RANDOLPH, Mo. -- Getting answers from someone in Randolph isn't easy. That's even when the man you are trying to speak to is a city alderman. His wife told us he probably wouldn't talk to us when we came to the door. She was right.
Don't even bother trying to get answers from City Hall. According to the sign out front, it's never open.
"It's ridiculous," said Missouri State Treasurer-elect Eric Schmitt. "This is the United States of America, not some banana republic."
As a state senator, Schmitt authored a law designed to prevent tiny towns like Randolph from being speed traps. Senate Bill 5 drastically limited the number of traffic tickets those towns could write, by limiting the total amount of revenue collected from traffic fines.
After the law passed in 2015, Randolph, which is situated near the casinos in Clay County, shut down its police department. (Randolph collected more than $300,000 in tickets and fines in 2014 alone.)
Randolph also closed its courthouse. It was located in a trailer, which happens to be the only public building in the town of 50 people. What Randolph didn't do is turn over its court records to Clay County Circuit Court, and that's causing a huge problem for many people, including Christina Ferrara.
"For the past three weeks, I've left phone calls every day," Ferrara said. "On their voice recorder it says every Friday they will give you a call back and this is my third Friday and still nothing."
Ferrara is desperately trying to reach someone in Randolph because she needs proof she paid a speeding ticket more than a year ago. Randolph never sent the paperwork showing the fine was paid to the Missouri Department of Revenue. Because of that oversight, Ferrara can't get her driver's license renewed.
When we told Schmitt about trouble people such as Ferrara are facing, he was shocked.
"The idea that they can't get a hold of anybody and they don't have an operating court -- and it's not really a city -- people ought to expect more out of their municipal leaders," Schmitt said.
He said if a town stops serving a purpose, its citizens should vote to dissolve. Randolph businessman Kevin Godsey doesn't expect that to ever happen, although there are many days he wishes it would.
"There's a strong contingency of people who have lived here a long time," said Godsey, who doesn't live in Randolph, and therefore could not vote on the issue. "They are very loyal to this area and don't want to see it change."

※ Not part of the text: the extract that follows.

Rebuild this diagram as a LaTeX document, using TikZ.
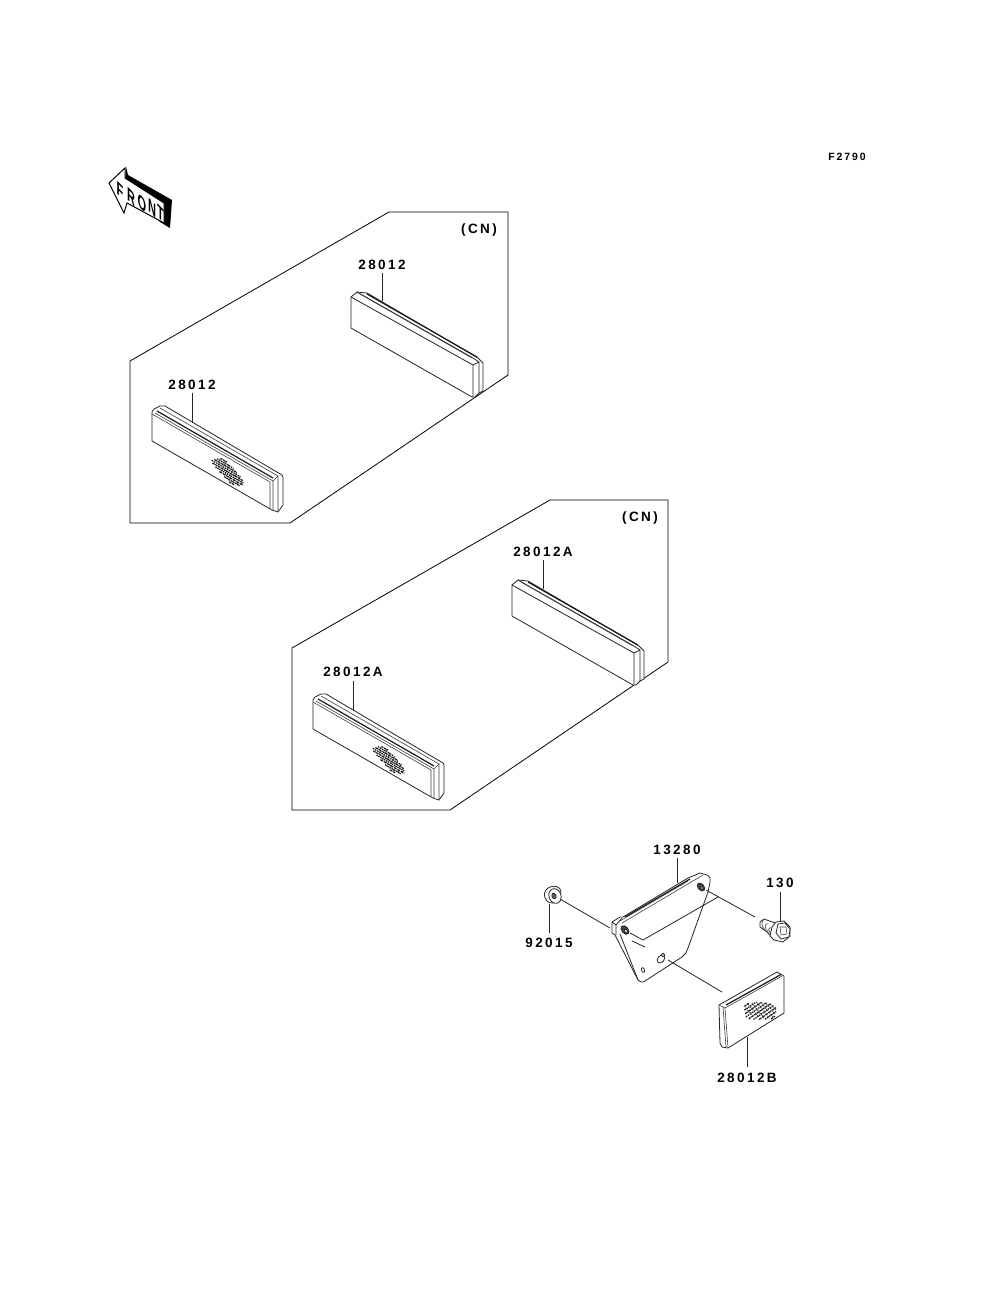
\documentclass[tikz,border=0pt]{standalone}
\usepackage{fontspec}
\setmainfont{Liberation Sans}
\newfontfamily\lblfont[LetterSpace=18]{Liberation Sans}
\tikzset{
  lbl/.style={inner sep=0pt,font=\lblfont\bfseries\fontsize{13.5}{14}\selectfont},
  slbl/.style={inner sep=0pt,font=\lblfont\bfseries\fontsize{10.5}{11}\selectfont},
  lead/.style={draw=black!85,line width=0.8pt},
  part/.style={draw=black!85,line width=0.8pt,line join=round},
  frame/.style={draw=black,line width=0.8pt},
  thin part/.style={draw=black!75,line width=0.6pt},
  dark part/.style={draw=black!90,line width=1.2pt},
  letter/.style={inner sep=0pt,font=\bfseries\fontsize{19}{19}\selectfont,xscale=0.58,yscale=1,yslant=-0.6},
}
% cx cy xscale yscale angle
\newcommand{\emblem}[5]{%
  \begin{scope}[shift={(#1,#2)},rotate=#5,xscale=#3,yscale=#4]
    \foreach \yy/\sx/\ex/\da/\db in {-8/-14/-6/2.2/0.8,-6/-17/2/1.5/0.8,-4/-19/8/3/0.7,-2/-21/14/1.6/0.9,0/-19/18/2.6/0.7,2/-14/20/1.4/0.8,4/-8/21/3/0.9,6/-1/18/1.8/0.7,8/6/13/2.5/0.8}{
      \draw[black!90,line width=1.2pt,dash pattern=on \da pt off \db pt] (\sx,\yy) -- (\ex,\yy);
    }
    \foreach \xx/\sy/\ey in {-14/-7/-1,-8/-8/3,-3/-7/5,3/-6/7,8/-4/8,13/-2/7,17/0/5}{
      \draw[black!80,line width=0.8pt,dash pattern=on 2pt off 1pt] (\xx,\sy) -- (\xx+2,\ey);
    }
  \end{scope}}
\newcommand{\plainrefl}[2]{%
  \begin{scope}[shift={(#1,#2)}]
    \draw[part,fill=white] (351,297) -- (357,292) -- (367,293) -- (478,358) -- (483,363) -- (483,391) -- (479,393) -- (478,394) -- (475,397) -- (472,397) -- (351,328) -- cycle;
    \draw[part] (351,297) -- (473,365) -- (473,397);
    \draw[part] (357,292) -- (473,358) -- (479,362) -- (479,393);
    \draw[part] (473,365) -- (479,362);
    \draw[dark part] (367,294) -- (477,357);
    \draw[thin part] (360,294) -- (472,358);
  \end{scope}}
\newcommand{\emblemrefl}[2]{%
  \begin{scope}[shift={(#1,#2)}]
    \draw[part,fill=white] (152,412) -- (154,409) -- (160,406) -- (165,406) -- (282,475) -- (283,477) -- (283,505) -- (278,512) -- (272,510) -- (152,441) -- cycle;
    \draw[thin part] (152,414) -- (270,482) -- (270,509);
    \draw[dark part] (157,411) -- (273,478);
    \draw[thin part] (155,413) -- (273,481) -- (273,510);
    \draw[thin part] (160,408) -- (278,476) -- (278,512);
    \draw[thin part] (273,481) -- (278,476);
    \emblem{228}{472}{0.95}{1}{-30}
  \end{scope}}
\begin{document}
\begin{tikzpicture}[x=1pt,y=-1pt]
\useasboundingbox (0,0) rectangle (1000,1309);
\fill[white] (0,0) rectangle (1000,1309);

\node[slbl] (fig) at (847,157) {F2790};

% front arrow
\fill[black] (126,167) -- (128,175) -- (172,200) -- (170,228) -- (160,222) -- (125,185) -- cycle;
\draw[black,fill=white,line width=1pt,line join=miter]
  (109,183) -- (125,168) -- (125,178) -- (164,203) -- (164,223) -- (127,203) -- (124,213) -- cycle;
\foreach \c/\x/\y in {F/120/190,R/131/197,O/142/203,N/152/208,T/160.5/213}{
  \node[letter] (front\c) at (\x,\y) {\c};
}

% frame 1
\draw[frame] (130,361) -- (389,212) -- (508,212) -- (508,375) -- (290,523) -- (130,523) -- cycle;
\node[lbl] (cn1) at (479,230) {(CN)};
\node[lbl] (l1) at (382,265) {28012};
\coordinate (l1e) at (382,273);
\coordinate (r1t) at (382,301);
\plainrefl{0}{0}
\draw[lead] (l1e) -- (r1t);
\node[lbl] (l2) at (192,385) {28012};
\coordinate (l2e) at (192,393);
\coordinate (r2t) at (192,423);
\emblemrefl{0}{0}
\draw[lead] (l2e) -- (r2t);

% frame 2
\draw[frame] (292,648) -- (550,500) -- (668,500) -- (668,662) -- (450,810) -- (292,810) -- cycle;
\node[lbl] (cn2) at (640,518) {(CN)};
\node[lbl] (l3) at (543,552) {28012A};
\coordinate (l3e) at (543,560);
\coordinate (r3t) at (543,589);
\plainrefl{161}{288}
\draw[lead] (l3e) -- (r3t);
\node[lbl] (l4) at (353,672) {28012A};
\coordinate (l4e) at (353,681);
\coordinate (r4t) at (353,711);
\emblemrefl{161}{288}
\draw[lead] (l4e) -- (r4t);

% bracket
\node[lbl] (l5) at (677,850) {13280};
\coordinate (l5e) at (677,858);
\coordinate (bt) at (677,883);
\draw[part,fill=white] (612,922) -- (620,917) -- (623,917) -- (688,878) -- (700,873) -- (707,875)
  .. controls (710,877) and (711,879) .. (710,882) -- (708,892) -- (688,948)
  .. controls (686,953) and (685,955) .. (682,957) -- (645,981)
  .. controls (642,983) and (640,982) .. (638,980) -- (615,935) -- (612,933) -- cycle;
\draw[thin part] (622,923) -- (703,875);
\draw[dark part] (625,917) -- (690,879);
\draw[thin part] (620,921) -- (688,881);
\draw[part] (612,922) -- (616,925) -- (616,935);
\draw[part] (616,925) -- (622,918);
\draw[part] (620,934) -- (638,980);
\draw[part,fill=black!75,rotate around={-50:(625,930)}] (625,930) ellipse (5 and 3.2);
\draw[part,fill=white,rotate around={-50:(626,931)}] (626,931) ellipse (2 and 1.4);
\draw[part,fill=black!75,rotate around={-50:(701,887)}] (701,887) ellipse (4.6 and 3);
\draw[part,fill=white,rotate around={-50:(702,888)}] (702,888) ellipse (1.8 and 1.3);
\draw[part,fill=white,rotate around={-40:(661,959)}] (661,959) ellipse (3.2 and 4.5);
\draw[part,fill=white] (663,955) circle (1.8);
\draw[part,fill=white,rotate around={20:(643,970)}] (643,970) ellipse (1.5 and 2.5);
\draw[part] (630,933) -- (643,940) -- (718,897);
\draw[part] (632,941) -- (645,947);
\draw[lead] (l5e) -- (bt);

% nut 92015
\node[lbl] (l6) at (549,943) {92015};
\coordinate (l6e) at (549,933);
\coordinate (nutb) at (549,904);
\draw[part,fill=white] (550,887) .. controls (555,885) and (560,887) .. (561,891) -- (559,899)
  .. controls (556,904) and (550,904) .. (547,901) .. controls (543,897) and (543,890) .. (550,887) -- cycle;
\draw[part,fill=white,rotate around={20:(555,896)}] (555,896) ellipse (6 and 7.5);
\draw[part,fill=black!60,rotate around={20:(554,896)}] (554,896) ellipse (2 and 3);
\draw[lead] (l6e) -- (nutb);
\coordinate (nuta) at (560,899);
\coordinate (flange) at (610,928);
\draw[lead] (nuta) -- (flange);

% bolt 130
\node[lbl] (l7) at (780,883) {130};
\coordinate (l7e) at (780,892);
\coordinate (bolth) at (780,922);
\draw[lead] (l7e) -- (bolth);
\coordinate (hole1) at (706,890);
\coordinate (boltt) at (755,917);
\draw[lead] (hole1) -- (boltt);
\draw[part,fill=white] (760,922) -- (764,919) -- (778,924) -- (772,937) -- (767,932) -- (760,927) -- cycle;
\foreach \d in {0,3.4,6.8}{\draw[thin part] (764+\d,919.5+1.2*\d) .. controls (761+\d,921+\d) and (761+\d,926+0.8*\d) .. (765+\d,930+0.6*\d);}
\draw[part,fill=white] (776,922) -- (784,921) -- (790,927) -- (790,936) -- (783,942) -- (774,940) -- (770,936) -- (772,927) -- cycle;
\draw[part,fill=white] (778,924) -- (785,923) -- (790,929) -- (789,937) -- (781,939) -- (776,933) -- cycle;
\draw[thin part] (780,927) -- (786,927) -- (787,934) -- (781,935) -- cycle;

% small reflector
\coordinate (hole2) at (668,960);
\coordinate (refl) at (722,992);
\draw[lead] (hole2) -- (refl);
\draw[part,fill=white] (719,1005) -- (777,972) -- (784,976) -- (784,1013) -- (728,1048) -- (722,1047) -- (720,1043) -- cycle;
\draw[thin part] (719,1005) -- (725,1008) -- (782,976);
\draw[dark part] (726,1005) -- (781,974.5);
\draw[thin part] (725,1008) -- (728,1048);
\draw[thin part] (723,1006.5) -- (726,1047);
\emblem{760}{1011}{0.72}{1.6}{35}
\node[lbl] (l8) at (747,1078) {28012B};
\coordinate (l8e) at (747,1067);
\coordinate (rb) at (747,1037);
\draw[lead] (l8e) -- (rb);
\end{tikzpicture}
\end{document}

Godsey is frustrated with the city. He said in the 10 years he's operated his manufacturing business he's never met a single person from City Hall. He can't think of any service he gets for what he pays in taxes, except streetlights and the occasional snow plow.
"The roads are horrible," he said.
Another businessman told FOX 4 he receives no city services. He said the only time he hears from anyone in the city is when they want money.
Then there's Mayor Alan Long. The mayor is enough of a media darling to have appeared on the reality TV show Wife Swap -- but refused to talk to us. In fact, the only public official willing to answer questions was Alderwoman Susan McRill.
She acknowledged that even she was surprised that the city's court records had yet to be transferred to Clay County Circuit.
"I've got to agree I didn't think it would take this long, but the clerk is having health issues," McRill said.
Why not hire someone to help her? We pointed out that Randolph last year had about $300,000 in revenue.
"That seems high," McRill said.
But according to Randolph's city budget, which we found on the Missouri Auditor's website, proved our point. Last year, Randolph collected just under $200,000 in fines and court fees from its now defunct police department. Randolph took in another $100,000 from taxes and fees from various businesses, including a motel and gas station.
That's a lot of money for a city that doesn't even have a park and just two part-time employees who never appear to be at work. What does it do with the money?
McRill said it pays for trash and snow removal, and several years ago had to repave the roads. The alderwoman insisted there is nothing strange about Randolph. She said it's a nice town and has no plans to go away.
After we started reporting on this story, Ferrara, who needed a court document to get her license renewed, finally received it. However, we got a new complaint in November from someone else in a similar bind. She told us she'd been trying to reach someone in Randolph for months.
McRill said Randolph hopes to have its court records transferred to Clay County by January.